Embedded NTP Server

Now that I got the results I wanted from my embedded NTP client, I wanted to convert it to an NTP server.  I also wanted it to support interleaved NTP mode, so it could have hardware timestamps for everything.

Basic NTP server

First, I wanted to get a basic NTP server working.  I already had most of the code for this already.  From previous measurements, I knew the delay between submitting the packet to LwIP and it transmitting was between 12.8us and 16.1us.  I chose the smallest value and adjusted the transmitted timestamp by that amount.  I also added RX and TX adjustments according to the PHY's datasheet.

As usual, I measured it from my other stratum 1 NTP servers with hardware timestamps enabled.

APU2 based NTP server
stm32mp1 based NTP server

I restarted the archmax NTP server a few times during this time period, to adjust the software.  On day 7 at around 05:00, I added a compensation to the RX timestamp to lower the offset by 375ns.

This is a decent result.  The difference between the mean RTT and the max RTT is 3.8us and the RTT stddev is 408ns.

Interleaved NTP

Basic NTP can give these clients hardware timestamps on the three of the four measurements.  But if I want hardware timestamps for all four, I need Interleaved NTP.
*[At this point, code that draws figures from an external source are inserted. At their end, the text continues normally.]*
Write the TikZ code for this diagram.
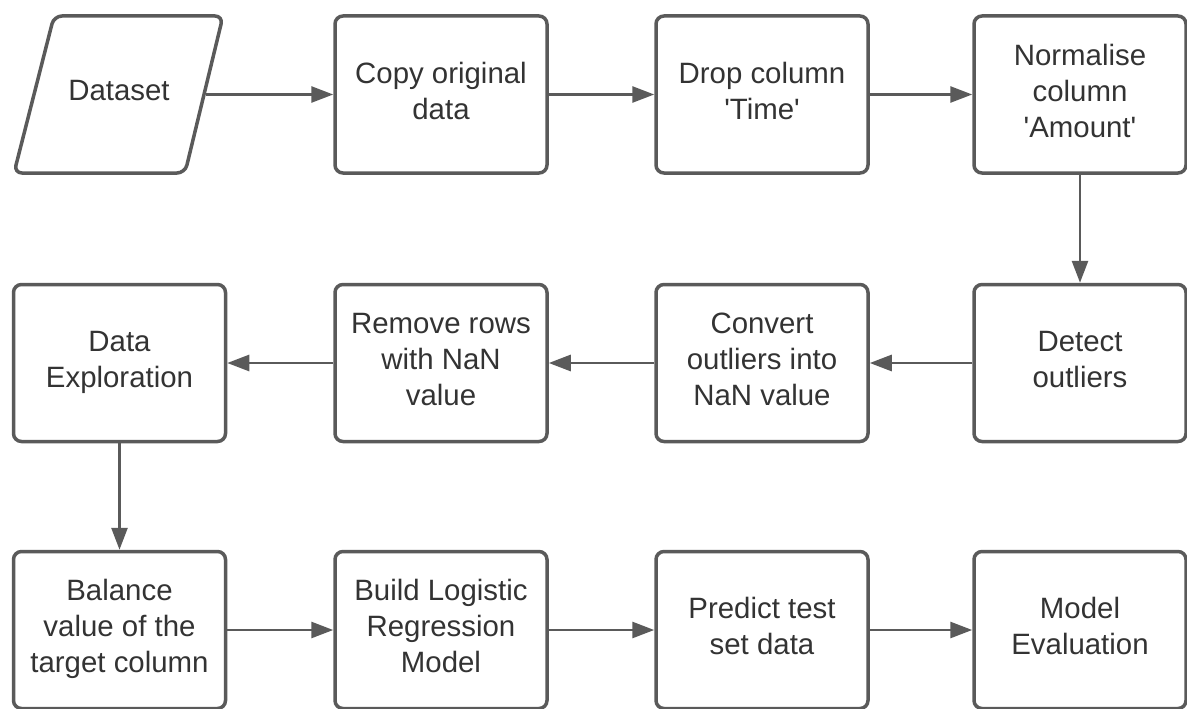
\documentclass[tikz,border=0pt]{standalone}
\usepackage{fontspec}
\setmainfont{Liberation Sans}
\usetikzlibrary{arrows.meta}

\definecolor{linegray}{HTML}{5A5A5A}
\definecolor{textgray}{HTML}{333333}

\tikzset{
  boxtext/.style={align=center, text=textgray, text depth=8pt,
    font=\fontsize{29.4}{36}\selectfont},
  stepbox/.style={boxtext, draw=linegray, line width=3.5pt, rounded corners=8pt, fill=white,
    minimum width=212pt, minimum height=157pt},
  % the input node is only text; its slanted frame is drawn below
  databox/.style={boxtext, minimum width=174pt, minimum height=157pt, inner sep=0pt},
  dataframe/.style={draw=linegray, line width=3.5pt, rounded corners=8pt},
  flow/.style={draw=linegray, line width=2.8pt, -{Triangle[length=22pt, width=16pt]}}
}

\begin{document}
\begin{tikzpicture}[x=1pt, y=-1pt]
\useasboundingbox (0,0) rectangle (1187,709);

% first row
\draw[dataframe] (54,16) -- (223,16) -- (185,173) -- (14,173) -- cycle;
\node[databox] (dataset) at (119,94.5) {Dataset};
\node[stepbox] (copy) at (441,94.5) {Copy original\\data};
\node[stepbox] (droptime) at (762,94.5) {Drop column\\\textquotesingle Time\textquotesingle};
\node[stepbox] (normamount) at (1080,94.5) {Normalise\\column\\\textquotesingle Amount\textquotesingle};

% second row, going back to the left
\node[stepbox] (detect) at (1080,363) {Detect\\outliers};
\node[stepbox] (convert) at (762,363) {Convert\\outliers into\\NaN value};
\node[stepbox] (removenan) at (441,363) {Remove rows\\with NaN\\value};
\node[stepbox] (explore) at (119.5,363) {Data\\Exploration};

% third row
\node[stepbox] (balance) at (119.5,630) {Balance\\value of the\\target column};
\node[stepbox] (buildlr) at (441,630) {Build Logistic\\Regression\\Model};
\node[stepbox] (predict) at (762,630) {Predict test\\set data};
\node[stepbox] (evaluate) at (1080,630) {Model\\Evaluation};

\draw[flow] (dataset) -- (copy);
\draw[flow] (copy) -- (droptime);
\draw[flow] (droptime) -- (normamount);
\draw[flow] (normamount) -- (detect);
\draw[flow] (detect) -- (convert);
\draw[flow] (convert) -- (removenan);
\draw[flow] (removenan) -- (explore);
\draw[flow] (explore) -- (balance);
\draw[flow] (balance) -- (buildlr);
\draw[flow] (buildlr) -- (predict);
\draw[flow] (predict) -- (evaluate);
\end{tikzpicture}
\end{document}
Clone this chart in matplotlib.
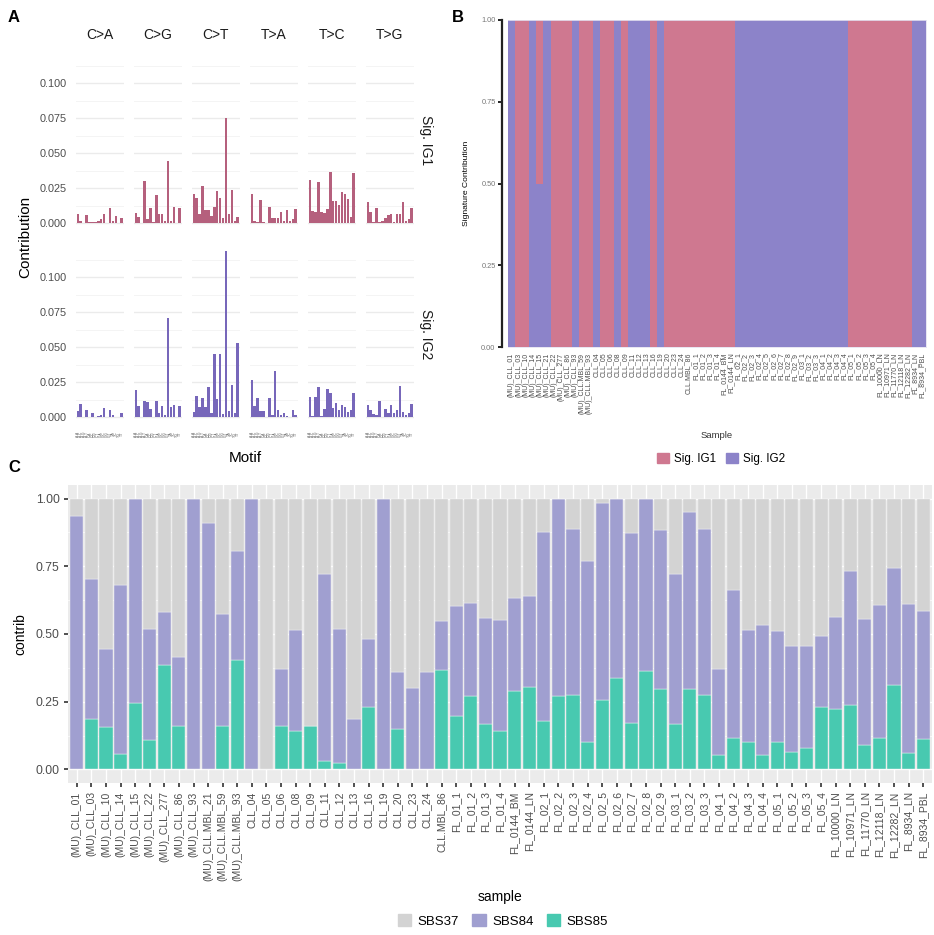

I implemented the server in a simple fashion.  It stores the last 100 timestamps, one per source IP.  This is enough for my needs, but this hardware has enough memory for tracking timestamps for around 7000 different clients.

The graphs below are after I switched the other NTP servers to using interleaved mode with the archmax NTP server.

APU2 based NTP server
stm32mp1 based NTP server

The stm32mp1 has much less RTT based noise than the APU2.  Looking closer into it, 34 of the 21,653 samples (0.2%) on the APU2 used kernel timestamps rather than hardware on the APU2's side.  Excluding those samples gives a better graph.

Hardware timestamps only on the APU2 based NTP server

After switching to interleaved mode, the difference between mean RTT and max RTT went from 3.7us to 0.2us.  That reduces the amount of jitter introduced by the network.  The stddev of RTT values also went from 408ns to 86ns.

Long term median offsets were all within 200ns.  So that looks pretty good.  The noise in offsets are at least partially caused by the local crystal oscillator moving so much.

Code

Code is on github

Next plans

I've ordered a Teensy 4.1 and the needed parts for ethernet.  I want to port this code over to the Teensy platform. The MCU on the Teensy has PPS input directly on the NIC's 1588 hardware timer, which should make clock sync easier.  It also has more memory and a faster CPU.  The 1588 hardware timer is only 32 bits, so another clock in the system will need to track seconds.  There's a few other hardware differences that I'll need to account for.  The IP stacks on the Teensy are still experimental, so I'll probably need to do extra work getting everything running.